● **Stated goal**
Beginning with the first line, set down every line through the one containing "Light, FakeStretch=0.9, FakeBold=0.3]", exactly as it appears, but not the pictures.

+---+

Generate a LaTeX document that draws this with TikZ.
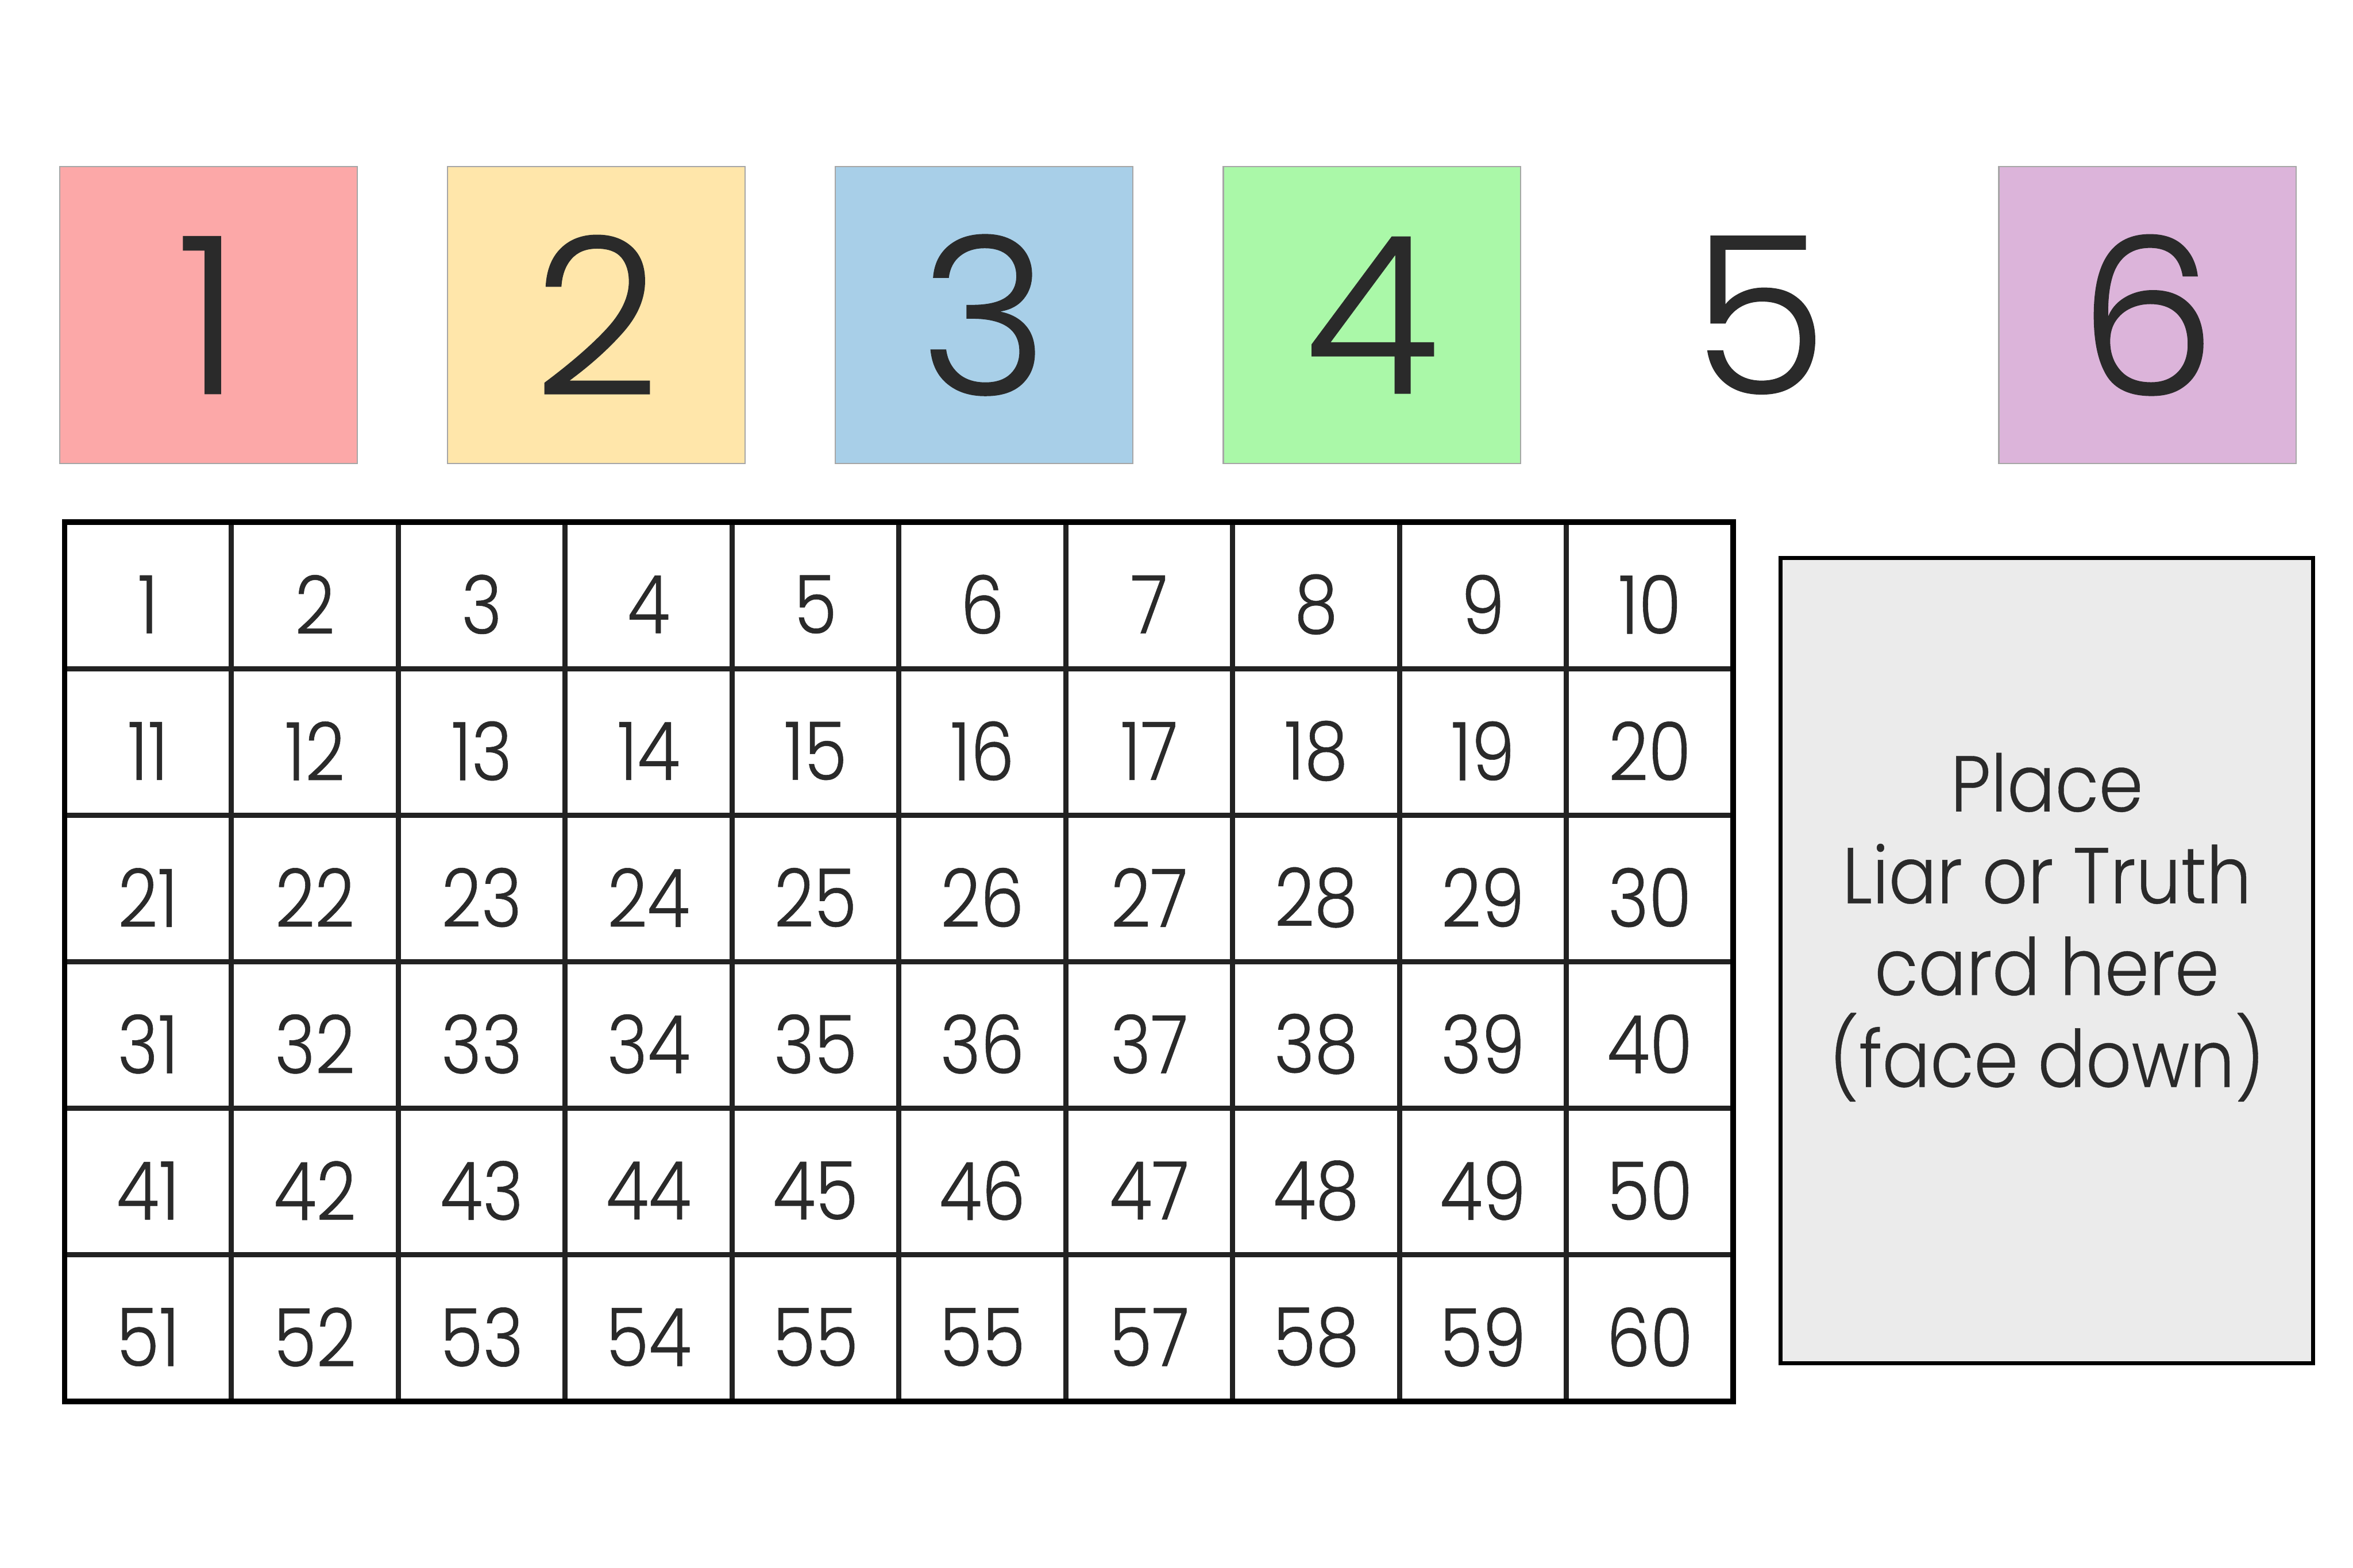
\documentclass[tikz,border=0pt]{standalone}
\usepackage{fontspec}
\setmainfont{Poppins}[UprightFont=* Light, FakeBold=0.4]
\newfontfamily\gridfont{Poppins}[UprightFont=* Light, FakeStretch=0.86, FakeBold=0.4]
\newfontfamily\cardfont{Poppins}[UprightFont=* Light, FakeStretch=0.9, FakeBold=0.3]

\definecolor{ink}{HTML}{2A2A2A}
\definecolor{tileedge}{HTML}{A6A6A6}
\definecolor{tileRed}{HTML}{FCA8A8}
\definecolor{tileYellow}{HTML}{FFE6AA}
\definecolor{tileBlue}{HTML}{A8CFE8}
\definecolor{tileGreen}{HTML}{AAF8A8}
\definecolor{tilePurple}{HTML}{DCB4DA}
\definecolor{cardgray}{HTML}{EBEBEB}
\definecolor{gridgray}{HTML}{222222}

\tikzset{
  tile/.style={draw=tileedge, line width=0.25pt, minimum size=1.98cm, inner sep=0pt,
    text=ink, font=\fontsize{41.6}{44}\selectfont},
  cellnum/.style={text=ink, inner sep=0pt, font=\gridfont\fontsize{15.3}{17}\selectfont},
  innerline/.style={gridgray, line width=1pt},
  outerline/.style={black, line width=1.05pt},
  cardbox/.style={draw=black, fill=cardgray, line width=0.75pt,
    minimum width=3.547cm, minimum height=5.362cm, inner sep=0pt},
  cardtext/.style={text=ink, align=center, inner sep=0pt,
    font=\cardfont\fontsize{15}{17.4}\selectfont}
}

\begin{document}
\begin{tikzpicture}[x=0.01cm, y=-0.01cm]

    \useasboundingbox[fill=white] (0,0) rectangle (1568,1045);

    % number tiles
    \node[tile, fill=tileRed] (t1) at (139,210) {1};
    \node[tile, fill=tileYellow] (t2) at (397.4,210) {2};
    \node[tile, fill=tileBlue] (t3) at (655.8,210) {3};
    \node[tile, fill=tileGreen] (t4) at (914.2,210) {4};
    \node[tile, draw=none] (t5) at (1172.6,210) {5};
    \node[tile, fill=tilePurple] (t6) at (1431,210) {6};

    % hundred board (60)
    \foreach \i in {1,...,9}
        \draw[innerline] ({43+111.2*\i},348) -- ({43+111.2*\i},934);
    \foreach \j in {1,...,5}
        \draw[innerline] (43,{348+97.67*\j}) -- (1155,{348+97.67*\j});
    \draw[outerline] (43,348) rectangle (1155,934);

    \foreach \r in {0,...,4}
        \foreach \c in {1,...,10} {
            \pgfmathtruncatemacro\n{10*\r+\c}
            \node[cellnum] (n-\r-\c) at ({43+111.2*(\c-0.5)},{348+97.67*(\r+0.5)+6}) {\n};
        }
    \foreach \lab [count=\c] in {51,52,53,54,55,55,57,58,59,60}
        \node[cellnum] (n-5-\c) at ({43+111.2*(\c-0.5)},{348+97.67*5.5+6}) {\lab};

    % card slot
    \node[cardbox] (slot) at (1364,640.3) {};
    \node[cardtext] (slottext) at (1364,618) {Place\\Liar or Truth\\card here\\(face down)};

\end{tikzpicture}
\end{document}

+---+

● **Result for this exercise**
Generate a LaTeX document that draws this with TikZ.
\documentclass[tikz,border=0pt]{standalone}
\usepackage{fontspec}
\setmainfont{Poppins}[UprightFont=* Light, FakeBold=0.4]
\newfontfamily\gridfont{Poppins}[UprightFont=* Light, FakeStretch=0.86, FakeBold=0.4]
\newfontfamily\cardfont{Poppins}[UprightFont=* Light, FakeStretch=0.9, FakeBold=0.3]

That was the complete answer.